Waiting for the procession signed and dated 'J.W. Godward '90' (upper left) oil on canvas 42 1/4 x 28in (107.3 x 71.1cm)
PROVENANCE: with Thomas McLean, London, sold 1890; with Percy Polak Ltd., London, sold August 1949; with Marshall Fields, Chicago, acquired October 1949 to January 1950; Father Sauer, Chicago; Lucille Katyll, Chicago, acquired from the above, 1960s; Thence by descent to the present owner.

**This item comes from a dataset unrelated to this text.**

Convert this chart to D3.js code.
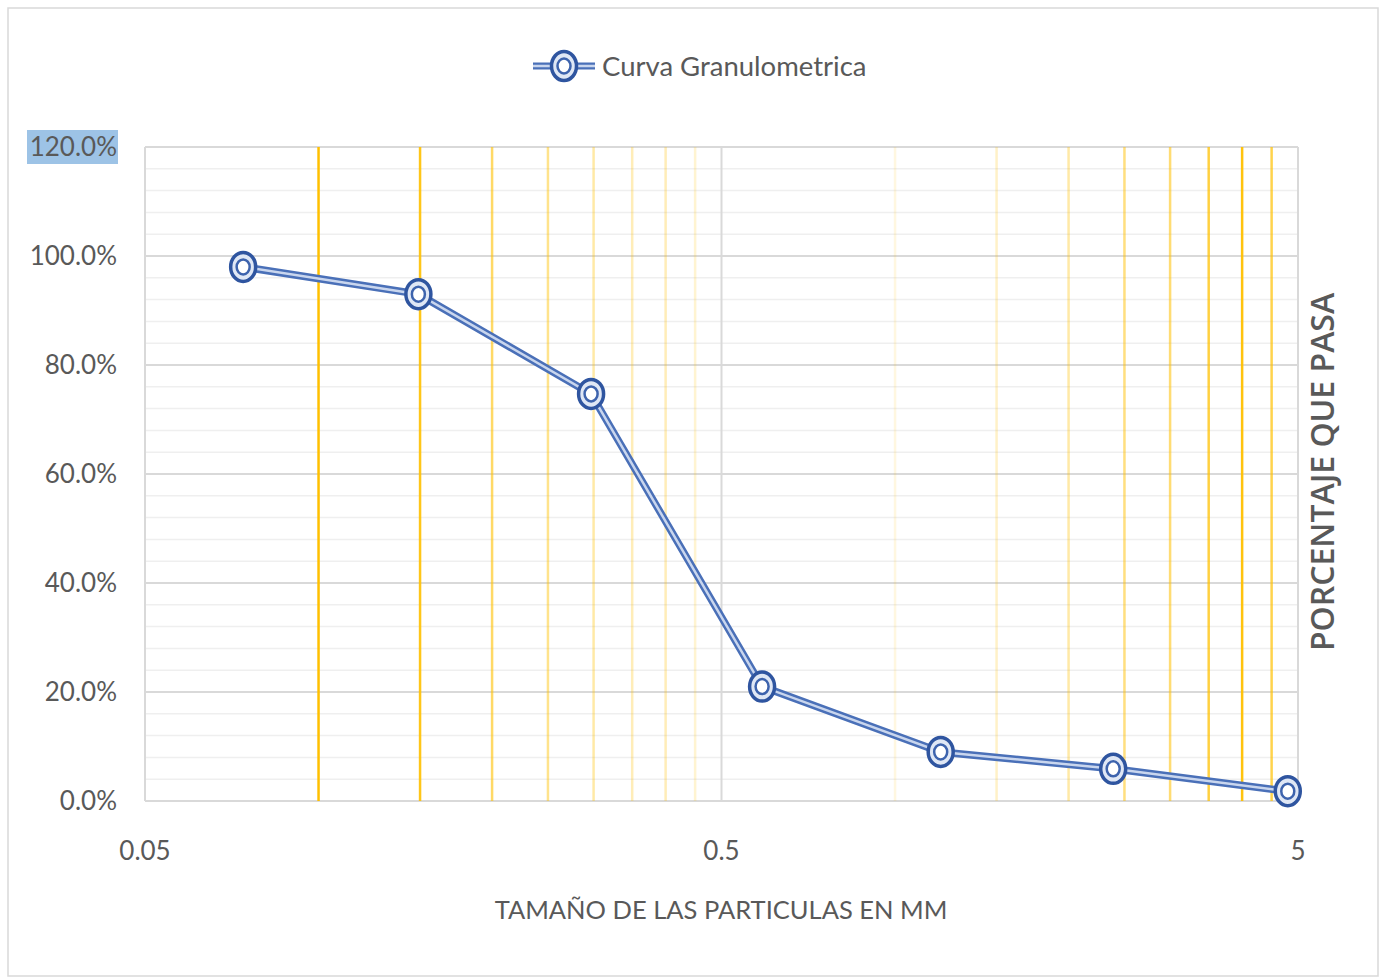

EXHIBITED: London, Thomas McLean, Winter Exhibition, 1890-91, no. 43
LITERATURE: Thomas McLean (ec) Godward inventory list 1890-91, Milo-Turner collection Illustrated London News, 15 Nov 1890, p. 467; illus. Percy Polak, his files
At the time the present painting was executed, the artist was painting at St. Leonard's Studio, St. Leonard's Terrace on Smith Street in Chelsea, just around the corner from noted author Bram Stoker. The painting was the largest and most expensive (£90) painting sold by Godward to date. The Illustrated London News reviewed the McLean Gallery's Winter Exhibition, selecting this work for special criticism: "Mr. Godward, who follows in some respects the footsteps of Mr. Alma-Tadema, is attempting to work on too large a canvas such a slight theme as Waiting for the Procession." However, the painting is one of the artist's seminal canvases from his early period, a rare multi-figured composition that seems to anticipate most of the artist's mature style, subjects and technique.
Two black-haired patrician Roman beauties await a procession to pass by. The first lady is standing beside a marble bas-relief of a dancing bacchante. She is dressed in a light green-blue tunic with a brown stola and a brilliant red ribbon about her head. She gazes directly toward the viewer as she holds a peacock fan. The other woman holds a bamboo fan to shield the light from her face. She sits atop a marble ledge on a large leopard skin. To the right in the garden we see colored poppies with pink oleander on the other side of a red wall. In the distance is a hilly landscape with a rare, for Godward, cloudy sky.
Vern Swanson has described the present picture as perhaps the most important early Godward. We are grateful to him for confirming the attribution to John William Godward and for his assistance in cataloguing this lot. The painting will be prominently illustrated and featured in Mr. Swanson's forthcoming book on the artist.